The last time the Eagles handed out a long-term contract to a quarterback it didn’t go so hot, with Carson Wentz falling off dramatically not long after signing a four-year, $128 million contract in 2019. When they traded him to the Indianapolis Colts after the following season, they absorbed a $33.8 million dead cap hit, the largest in NFL history at the time.
Roseman, though, suggested that the past is not giving him cold feet when it comes to committing to Hurts.
“Each example is on its own. And you’ve got to look at the individual player, and that’s not to be critical to anyone we’ve given a contract to that hasn’t worked out,” he said. “But I think when we talk about Jalen, we’re talking about a guy we have tremendous confidence in, a guy that we want to be here for a long time.”

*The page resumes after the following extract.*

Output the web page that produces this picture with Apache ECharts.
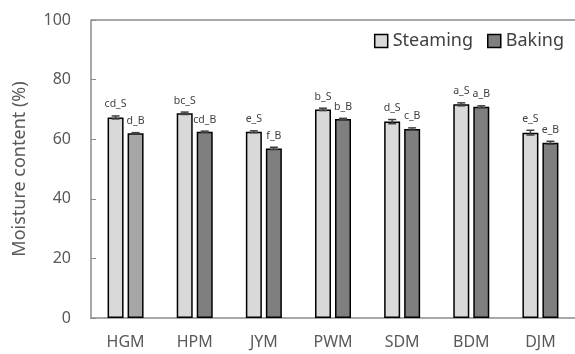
<!DOCTYPE html>
<html>
<head>
<meta charset="utf-8">
<script src="https://cdn.jsdelivr.net/npm/echarts@6/dist/echarts.min.js"></script>
<style>html,body{margin:0;padding:0;background:#fff}#c{width:575px;height:354px}</style>
</head>
<body>
<div id="c"></div>
<script>
var categories = ['HGM','HPM','JYM','PWM','SDM','BDM','DJM'];
var steaming = [67.3, 68.7, 62.5, 70.0, 65.9, 71.7, 62.2];
var baking = [62.0, 62.5, 56.9, 66.8, 63.4, 70.9, 58.8];
var steamingErr = [0.5, 0.4, 0.3, 0.4, 0.7, 0.5, 0.8];
var bakingErr = [0.2, 0.2, 0.4, 0.2, 0.4, 0.3, 0.5];
var steamingLetters = ['cd_S','bc_S','e_S','b_S','d_S','a_S','e_S'];
var bakingLetters = ['d_B','cd_B','f_B','b_B','c_B','a_B','e_B'];
var yTicks = [0, 20, 40, 60, 80, 100];

var FONT = 'Noto Sans';
var chart = echarts.init(document.getElementById('c'));

function errSeries(vals, errs, letters, off) {
  return {
    type: 'custom',
    silent: true,
    z: 5,
    data: vals.map(function (v, i) { return [i, v, errs[i], letters[i]]; }),
    renderItem: function (params, api) {
      var i = api.value(0), v = api.value(1), e = api.value(2);
      var hi = api.coord([i, v + e]);
      var lo = api.coord([i, v - e]);
      var x = hi[0] + off;
      var cw = 4;
      return {
        type: 'group',
        children: [
          {type: 'line', shape: {x1: x, y1: hi[1], x2: x, y2: lo[1]}, style: {stroke: '#404040', lineWidth: 1.5}},
          {type: 'line', shape: {x1: x - cw, y1: hi[1], x2: x + cw, y2: hi[1]}, style: {stroke: '#404040', lineWidth: 1.5}},
          {type: 'line', shape: {x1: x - cw, y1: lo[1], x2: x + cw, y2: lo[1]}, style: {stroke: '#404040', lineWidth: 1.5}},
          {type: 'text', style: {x: x, y: hi[1] - 6, text: letters[i], textAlign: 'center', textVerticalAlign: 'bottom', fontSize: 10.5, fontFamily: FONT, fill: '#404040'}}
        ]
      };
    }
  };
}

chart.setOption({
  animation: false,
  grid: {left: 91, right: -9, top: 20, bottom: 36},
  legend: {
    top: 27, right: 6, itemWidth: 13, itemHeight: 13, itemGap: 14,
    textStyle: {fontSize: 18, fontFamily: FONT, color: '#404040'},
    data: [
      {name: 'Steaming', icon: 'rect', itemStyle: {color: '#d9d9d9', borderColor: '#000', borderWidth: 1.5}},
      {name: 'Baking', icon: 'rect', itemStyle: {color: '#7f7f7f', borderColor: '#000', borderWidth: 1.5}}
    ]
  },
  xAxis: {
    type: 'category', data: categories,
    axisLine: {lineStyle: {color: '#8c8c8c', width: 1.5}},
    axisTick: {show: false},
    axisLabel: {fontSize: 16, fontFamily: FONT, color: '#595959', margin: 16}
  },
  yAxis: {
    type: 'value', min: yTicks[0], max: yTicks[yTicks.length - 1], interval: 20,
    name: 'Moisture content (%)', nameLocation: 'middle', nameGap: 62, nameRotate: 90,
    nameTextStyle: {fontSize: 18, fontFamily: FONT, color: '#595959'},
    axisLine: {show: true, lineStyle: {color: '#8c8c8c', width: 1.5}},
    axisTick: {show: true, inside: true, length: 5, lineStyle: {color: '#8c8c8c'}},
    splitLine: {show: true, lineStyle: {width: 1.5, color: ['rgba(0,0,0,0)','rgba(0,0,0,0)','rgba(0,0,0,0)','rgba(0,0,0,0)','rgba(0,0,0,0)','#8c8c8c']}},
    axisLabel: {fontSize: 16, fontFamily: FONT, color: '#595959', margin: 20}
  },
  series: [
    {name: 'Steaming', type: 'bar', data: steaming, barWidth: 16, barGap: '25%',
     itemStyle: {color: '#d9d9d9', borderColor: '#000', borderWidth: 1.5}},
    {name: 'Baking', type: 'bar', barWidth: 16,
     data: baking.map(function (v, i) { return i === 0 ? {value: v, itemStyle: {color: '#a6a6a6', borderColor: '#000', borderWidth: 1.5}} : v; }),
     itemStyle: {color: '#7f7f7f', borderColor: '#000', borderWidth: 1.5}},
    errSeries(steaming, steamingErr, steamingLetters, -10),
    errSeries(baking, bakingErr, bakingLetters, 10)
  ]
});
</script>
</body>
</html>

Any chance of a team-friendly deal?
Yes and no.
Hurts’ contract is likely going to come in close to $50 million per season, and you can bet his agent Nicole Lynn is looking out for the financial interests of her client. It’s going to be a large chunk of the pie any way you slice it. The Eagles simply won’t have the same amount of financial flexibility to build a roster as they did when Hurts was on a rookie contract.
As it stands, Philadelphia has 19 pending unrestricted free agents, including 11 starters, on a team desperate to get back to the Super Bowl. But when it comes to the structure of the deal, the bet here is Hurts will be open to whatever creative thoughts the front office might have to ease the hit in the name of retaining as much talent as possible.
When asked about his contract situation during locker cleanout recently, Hurts said: “The thing that I’m most focused on is winning. The only thing I care about is winning,” he said, “and ultimately winning championships.”